Thursday 10 May 2012

KKB (FV RM1.34- SELL) 1QFY12 Results Review: No Spark at the Start of 2012


We are disappointed with KKB Engineering’s (KKB) 1QFY12 net profit of RM7.7m (-60.8% y-o-y, +15.1% q-o-q) which was 49.5% below our expectations. The lacklustre performance was primarily due to weaker revenue from the engineering division  which saw  slower contract replenishment and heightened raw material costs. We think 2012 would be a challenging year in view of global economic and local political uncertainties and hence, we are tweaking down our earnings forecast and FV to RM1.34. We downgrade KKB to SELL.

Weaker start  to FY12.  KKB’s 1QFY12 net profit of RM7.7m was  way below our and consensus estimates, shrinking by 60.8% y-o-y from RM19.7m in 1QFY11. Although the result was some 15.1% better on a q-o-q basis but it remains uninspiring considering that 4QFY11 included higher general and administrative cost  arising from year-end bonus payment. The tepid  performance for  1Q  was mainly attributed to: (i)  the  slowdown  in contract replenishment for both  construction and  steel  fabrication  divisions with the absence of strong projects flow, and (ii) the heightened raw material prices which lead to the increase in cost of sales and hence, further eroding KKB’s earnings for the quarter. That aside, KKB’s manufacturing division managed to cushion the engineering division’s poor performance with moderate order flows for water pipe, following an increase in pipelaying projects in East Malaysia.

Short-term challenges remain.  The  upcoming general election, whose date is not known yet, has increased the level of political uncertainty in Malaysia and the sentiment is further dampened by  challenging global economy conditions.

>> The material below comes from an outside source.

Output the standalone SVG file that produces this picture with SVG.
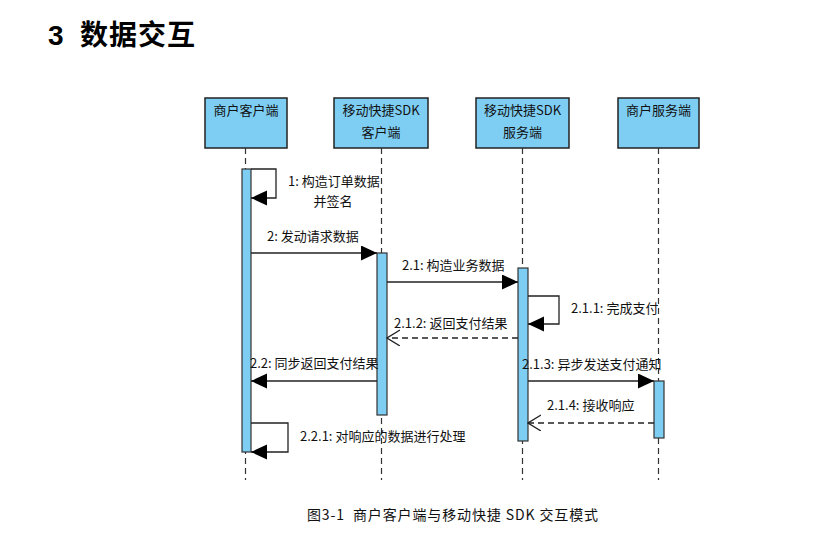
<svg xmlns="http://www.w3.org/2000/svg" width="832" height="533" viewBox="0 0 832 533">
<style>
.box{fill:#7ecef4;stroke:#222;stroke-width:1.5}
.act{fill:#7ecef4;stroke:#333;stroke-width:1.2}
.life{stroke:#333;stroke-width:1.2;stroke-dasharray:6 4;fill:none}
.msg{stroke:#222;stroke-width:1.3;fill:none}
.ret{stroke:#222;stroke-width:1.3;fill:none;stroke-dasharray:6 4}
.hd{font-family:"Noto Sans CJK SC","Liberation Sans",sans-serif;font-size:13px;fill:#111;text-anchor:middle}
.lb{font-family:"Noto Sans CJK SC","Liberation Sans",sans-serif;font-size:13px;fill:#111}
</style>
<defs>
<marker id="fill" markerUnits="userSpaceOnUse" markerWidth="17" markerHeight="16" refX="16" refY="7.5" orient="auto">
<path d="M0,0 L16,7.5 L0,15 z" fill="#000"/>
</marker>
<marker id="open" markerUnits="userSpaceOnUse" markerWidth="14" markerHeight="18" refX="13" refY="8" orient="auto">
<path d="M0,0 L13,8 L0,16" fill="none" stroke="#222" stroke-width="1.3"/>
</marker>
</defs>
<rect width="832" height="533" fill="#fff"/>
<g id="title">
<text x="48" y="45" font-family="Liberation Sans,sans-serif" font-weight="bold" font-size="28" fill="#000">3</text>
<text x="80" y="45" font-family="Noto Sans CJK SC,sans-serif" font-weight="bold" font-size="28" letter-spacing="1" fill="#000">数据交互</text>
</g>
<g id="merchant-client">
<rect class="box" x="205" y="98" width="82" height="50"/>
<text class="hd" x="246" y="115">商户客户端</text>
<line class="life" x1="245.5" y1="148" x2="245.5" y2="480"/>
<rect class="act" x="242" y="169" width="9" height="283"/>
</g>
<g id="sdk-client">
<rect class="box" x="334" y="98" width="94" height="50"/>
<text class="hd" x="381" y="115">移动快捷SDK</text>
<text class="hd" x="381" y="137">客户端</text>
<line class="life" x1="381.5" y1="148" x2="381.5" y2="480"/>
<rect class="act" x="377" y="253" width="10" height="162"/>
</g>
<g id="sdk-server">
<rect class="box" x="476" y="98" width="93" height="50"/>
<text class="hd" x="522.5" y="115">移动快捷SDK</text>
<text class="hd" x="522.5" y="137">服务端</text>
<line class="life" x1="522.5" y1="148" x2="522.5" y2="480"/>
<rect class="act" x="518" y="268" width="10" height="173"/>
</g>
<g id="merchant-server">
<rect class="box" x="618" y="98" width="81" height="50"/>
<text class="hd" x="658.5" y="115">商户服务端</text>
<line class="life" x1="658.5" y1="148" x2="658.5" y2="480"/>
<rect class="act" x="654" y="381" width="10" height="57"/>
</g>
<g id="connectors">
<path class="msg" d="M251,169 H276 V198 H251" marker-end="url(#fill)"/>
<path class="msg" d="M251,253 H377" marker-end="url(#fill)"/>
<path class="msg" d="M387,282 H518" marker-end="url(#fill)"/>
<path class="msg" d="M528,296 H559 V324 H528" marker-end="url(#fill)"/>
<path class="ret" d="M518,338 H387" marker-end="url(#open)"/>
<path class="msg" d="M377,381 H251" marker-end="url(#fill)"/>
<path class="msg" d="M528,381 H654" marker-end="url(#fill)"/>
<path class="ret" d="M654,423 H528" marker-end="url(#open)"/>
<path class="msg" d="M251,423 H288 V452 H251" marker-end="url(#fill)"/>
</g>
<g id="labels">
<text class="lb" x="288" y="186">1: 构造订单数据</text>
<text class="lb" x="333" y="206" text-anchor="middle">并签名</text>
<text class="lb" x="267" y="241">2: 发动请求数据</text>
<text class="lb" x="402" y="270">2.1: 构造业务数据</text>
<text class="lb" x="571" y="313">2.1.1: 完成支付</text>
<text class="lb" x="394" y="328">2.1.2: 返回支付结果</text>
<text class="lb" x="250" y="368">2.2: 同步返回支付结果</text>
<text class="lb" x="522" y="369">2.1.3: 异步发送支付通知</text>
<text class="lb" x="547" y="410">2.1.4: 接收响应</text>
<text class="lb" x="300" y="441">2.2.1: 对响应的数据进行处理</text>
</g>
<g id="caption">
<text x="307" y="520" font-family="Noto Sans CJK SC,Liberation Sans,sans-serif" font-size="14" fill="#111" textLength="291" lengthAdjust="spacing" xml:space="preserve">图3-1  商户客户端与移动快捷 SDK 交互模式</text>
</g>
</svg>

There have been  very limited news flows  on  the development of  the  Sarawak Corridor of Renewable Energy (SCORE) which is KKB’s main market. Furthermore, plans to  revitalize some of the key SCORE projects have not  been implemented as fast as we have anticipated. Also, the latest political developments in Europe have further  dampened the global economic recovery as well as investor sentiment  on cyclical stocks like KKB. While we expect to see more positive developments from  KKB’s  collaboration with Brooke Dockyard and anticipate its existing businesses to  also  undergo a  gradual recovery in 2HFY12, the weak 1Q  alone  prompted us to slash KKB’s FY12 and FY13 earnings estimates by 33.3% and 30.5% respectively. KKB’s continued weak financial performance may prompt a sell down of its shares in the short term. Taking this and our new FV of RM1.34 (which is derived from an unchanged parameter of 8.5x FY12 EPS) into consideration, we have decided to downgrade KKB to SELL. Nevertheless, KKB  is  still a solid company in our opinion and we shall revisit its valuation should any potential rerating catalysts emerge in the future.